• To be done:
Quote the listing below in its entirety, omitting every image.

• Data shown:
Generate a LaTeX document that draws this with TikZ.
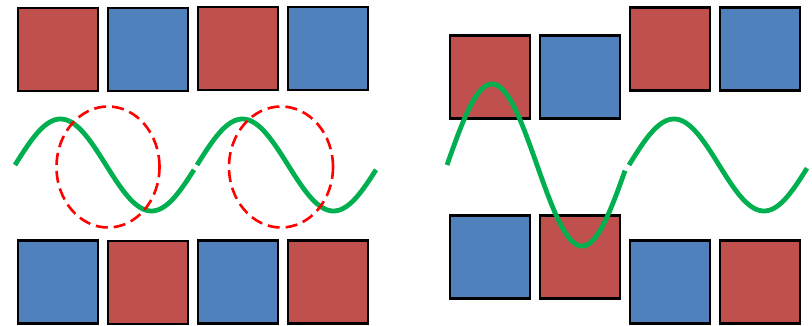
\documentclass[tikz,border=0pt]{standalone}
\begin{document}
\begin{tikzpicture}[x=1pt, y=-1pt,
  sq/.style={draw=black, line width=2.4pt, inner sep=0pt, minimum width=80pt, minimum height=83pt},
  redsq/.style={sq, fill=tileRed},
  bluesq/.style={sq, fill=tileBlue},
  wave/.style={draw=waveGreen, line width=4.8pt},
  ring/.style={draw=ringRed, line width=2.6pt, dash pattern=on 12pt off 6pt}]
\definecolor{tileRed}{HTML}{C0504D}
\definecolor{tileBlue}{HTML}{4F81BD}
\definecolor{waveGreen}{HTML}{00B050}
\definecolor{ringRed}{HTML}{FF0000}
\useasboundingbox (0,0) rectangle (812,326);

% left panel: aligned rows
\node[redsq]  (lt1) at (58,49.5) {};
\node[bluesq] (lt2) at (148,49.5) {};
\node[redsq]  (lt3) at (238,48.5) {};
\node[bluesq] (lt4) at (328,48.5) {};
\node[bluesq] (lb1) at (58,282) {};
\node[redsq]  (lb2) at (148,282.5) {};
\node[bluesq] (lb3) at (238,282) {};
\node[redsq]  (lb4) at (328,282) {};

% wave phase: (x - x0)/period*360, kept small for pgfmath
\draw[wave] plot[domain=15:194, samples=90, smooth] (\x, {165-46*sin((\x-15)/182*360)});
\draw[wave] plot[domain=197:376, samples=90, smooth] (\x, {165-46*sin((\x-197)/182*360)});

\draw[ring] (108,167) ellipse [x radius=51.5pt, y radius=60.5pt];
\draw[ring] (281,167) ellipse [x radius=52pt, y radius=60.5pt];

% right panel: shifted rows
\node[redsq]  (rt1) at (490,77) {};
\node[bluesq] (rt2) at (580,77) {};
\node[redsq]  (rt3) at (670,49) {};
\node[bluesq] (rt4) at (760,49) {};
\node[bluesq] (rb1) at (490,257) {};
\node[redsq]  (rb2) at (580,257) {};
\node[bluesq] (rb3) at (670,282) {};
\node[redsq]  (rb4) at (760,282) {};

\draw[wave] plot[domain=447:625, samples=90, smooth] (\x, {165-81*sin((\x-447)/180*360)});
\draw[wave] plot[domain=629:807, samples=90, smooth] (\x, {165-46*sin((\x-629)/180*360)});
\end{tikzpicture}
\end{document}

• Solution to this problem:
Generate a LaTeX document that draws this with TikZ.
\documentclass[tikz,border=0pt]{standalone}
\begin{document}
\begin{tikzpicture}[x=1pt, y=-1pt,
  sq/.style={draw=black, line width=2.4pt, inner sep=0pt, minimum width=80pt, minimum height=83pt},
  redsq/.style={sq, fill=tileRed},
  bluesq/.style={sq, fill=tileBlue},
  wave/.style={draw=waveGreen, line width=4.8pt},
  ring/.style={draw=ringRed, line width=2.6pt, dash pattern=on 12pt off 6pt}]
\definecolor{tileRed}{HTML}{C0504D}
\definecolor{tileBlue}{HTML}{4F81BD}
\definecolor{waveGreen}{HTML}{00B050}
\definecolor{ringRed}{HTML}{FF0000}
\useasboundingbox (0,0) rectangle (812,326);

% left panel: aligned rows
\node[redsq]  (lt1) at (58,49.5) {};
\node[bluesq] (lt2) at (148,49.5) {};
\node[redsq]  (lt3) at (238,48.5) {};
\node[bluesq] (lt4) at (328,48.5) {};
\node[bluesq] (lb1) at (58,282) {};
\node[redsq]  (lb2) at (148,282.5) {};
\node[bluesq] (lb3) at (238,282) {};
\node[redsq]  (lb4) at (328,282) {};

% wave phase: (x - x0)/period*360, kept small for pgfmath
\draw[wave] plot[domain=15:194, samples=90, smooth] (\x, {165-46*sin((\x-15)/182*360)});
\draw[wave] plot[domain=197:376, samples=90, smooth] (\x, {165-46*sin((\x-197)/182*360)});

\draw[ring] (108,167) ellipse [x radius=51.5pt, y radius=60.5pt];
\draw[ring] (281,167) ellipse [x radius=52pt, y radius=60.5pt];

% right panel: shifted rows
\node[redsq]  (rt1) at (490,77) {};
\node[bluesq] (rt2) at (580,77) {};
\node[redsq]  (rt3) at (670,49) {};
\node[bluesq] (rt4) at (760,49) {};
\node[bluesq] (rb1) at (490,257) {};
\node[redsq]  (rb2) at (580,257) {};
\node[bluesq] (rb3) at (670,282) {};
\node[redsq]  (rb4) at (760,282) {};

\draw[wave] plot[domain=447:625, samples=90, smooth] (\x, {165-81*sin((\x-447)/180*360)});
\draw[wave] plot[domain=629:807, samples=90, smooth] (\x, {165-46*sin((\x-629)/180*360)});
\end{tikzpicture}
\end{document}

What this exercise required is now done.